Meena sees Thyagu is alive and changes her mind and the lovers unite. In the background, the song "Ponnai Virumbum Boomiyile" (meaning: In a world of wealth lovers, the dear one who loved me) is being played, a happy Thyagu and Meena waves us a farewell, the movie ends.

==Production==
The scene where Ganesan and Rajendran play tennis was shot at Egmore Tennis Stadium.
== Soundtrack ==
The music was composed by Viswanathan–Ramamoorthy and lyrics for all songs were written by Kannadasan. The songs like "Kallellam Manikka", "Satti Suthadhada" and "Ponnai Virumbum" were well received. Philips, an autodidact guitarist, played the guitar for "Satti Sutthadhada". It was based on the raga Bilaskhan-i Todi. The song "Kallellam Maanikka" is based on Mayamalavagowla raga, but also has an Arabic tinge.

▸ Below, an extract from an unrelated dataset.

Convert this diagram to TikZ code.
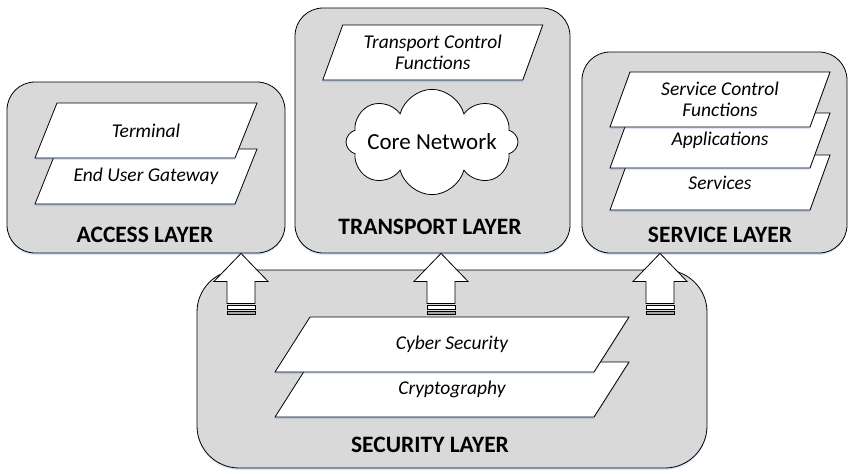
\documentclass[tikz,border=0pt]{standalone}
\usepackage{fontspec}
\setmainfont{Carlito}
\usetikzlibrary{shapes.symbols,shadows}
\definecolor{layergray}{RGB}{217,217,217}
% parallelogram with a named text node: name, x, y, width, slant, text
\newcommand{\funcnode}[6]{%
  \filldraw[glow, fill=white, line width=0.8pt, shift={(#2,#3)}]
    ({-#4/2+#5/2},-27.5) -- ({#4/2+#5/2},-27.5) -- ({#4/2-#5/2},27.5) -- ({-#4/2-#5/2},27.5) -- cycle;
  \node[functext] (#1) at (#2,#3) {#6};}

\begin{document}
\begin{tikzpicture}[x=1pt,y=-1pt]
\tikzset{glow/.style = {drop shadow={shadow xshift=0pt, shadow yshift=-2pt, fill=blue!60!cyan, opacity=0.15}},
  layer/.style = {glow, draw, fill=layergray, rounded corners=28pt, line width=0.8pt},
  functext/.style = {align=center, inner sep=0pt, font=\fontsize{19.5}{21}\selectfont\itshape},
  title/.style = {font=\fontsize{23.5}{26}\selectfont\bfseries},
  uparrow/.pic = {
    \draw[fill=white, line width=0.8pt] (0,0) -- (27,28) -- (14,28) -- (14,50)
      -- (-14,50) -- (-14,28) -- (-27,28) -- cycle;
    \draw[fill=white, line width=0.8pt] (-14,52) rectangle (14,56);
    \draw[fill=gray!70, line width=0.8pt] (-14,58) rectangle (14,61);}}
\useasboundingbox (0,0) rectangle (849,474);
% layers
\node[layer, minimum width=278pt, minimum height=171pt] (acc) at (146,167.5) {};
\node[layer, minimum width=275pt, minimum height=245pt] (tra) at (432.5,130.5) {};
\node[layer, minimum width=265pt, minimum height=201pt] (ser) at (714.5,152.5) {};
\node[layer, rounded corners=42pt, minimum width=510pt, minimum height=198pt] (sec) at (452,369) {};
% access layer
\funcnode{gate}{146}{176.5}{200}{22}{End User Gateway}
\funcnode{term}{146}{130.5}{200}{22}{Terminal}
\node[title] (acct) at (145,235) {ACCESS LAYER};
% transport layer
\funcnode{tcf}{432.75}{52.5}{200}{20}{Transport Control\\Functions}
\node[cloud, draw, fill=white, cloud puffs=8, aspect=1.6, line width=0.8pt, inner xsep=-22pt, inner ysep=-4pt,
  minimum width=172pt, minimum height=97pt, font=\fontsize{23}{26}\selectfont] (core) at (432,142) {Core Network};
\node[title] (trat) at (430,227) {TRANSPORT LAYER};
% service layer
\funcnode{svc}{720}{182.5}{200}{20}{Services}
\funcnode{app}{720}{140.5}{200}{20}{Applications}
\funcnode{scf}{720}{99.5}{200}{20}{Service Control\\Functions}
\node[title] (sert) at (720,235) {SERVICE LAYER};
% security layer
\funcnode{cry}{452}{389.5}{319}{35}{Cryptography}
\funcnode{cyb}{452}{344.5}{319}{35}{Cyber Security}
\node[title] (sect) at (430,445) {SECURITY LAYER};
% arrows
\coordinate (s1) at (241,270);
\coordinate (s2) at (441,270);
\coordinate (s3) at (660,270);
\path (acc.south -| s1) pic {uparrow};
\path (tra.south -| s2) pic {uparrow};
\path (ser.south -| s3) pic {uparrow};
\end{tikzpicture}
\end{document}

Writing for The New Indian Express, Sujatha Narayan noted that the song "Nallai Allai" from Kaatru Veliyidai (2017) was similar to "Ponnai Virumbum" from this film "in its mood, with the man reminiscing how his love for a woman of such character has changed him for the better."

| Song | Singers | Length |
|---|---|---|
| "Kallellam Manikka" | T. M. Soundararajan & L. R. Eswari | 05:00 |
| "Kannana Kannanukku" | Sirkazhi Govindarajan & P. Susheela | 05:10 |
| "Karunai Magan" | M. S. Viswanathan | 00:57 |
| "Maanattam" | P. Susheela | 03:36 |
| "Ponnai Virumbum" | T. M. Soundararajan | 04:03 |
| "Satti Sutthadhada" | T. M. Soundararajan | 04:21 |
| "Thookkam Un Kangalai" | S. Janaki | 03:22 |

== Release and reception ==
Aalayamani was released on 23 November 1962. The Indian Express wrote, "Aalayamani is an engrossing film, which though sometimes exceeds the bounds of possibility assures a fair return for cinegoers' fare." Kanthan of Kalki appreciated the performances of various cast members and the cinematography, but felt Vijayakumari was underutilised. The film celebrated its 100th day at the Vijaya Gardens, Kodambakkam.

== Remakes ==
Aalayamani was remade in Telugu as Gudi Gantalu (1964), in Hindi as Aadmi (1968), and in Malayalam as Oru Raagam Pala Thaalam (1979).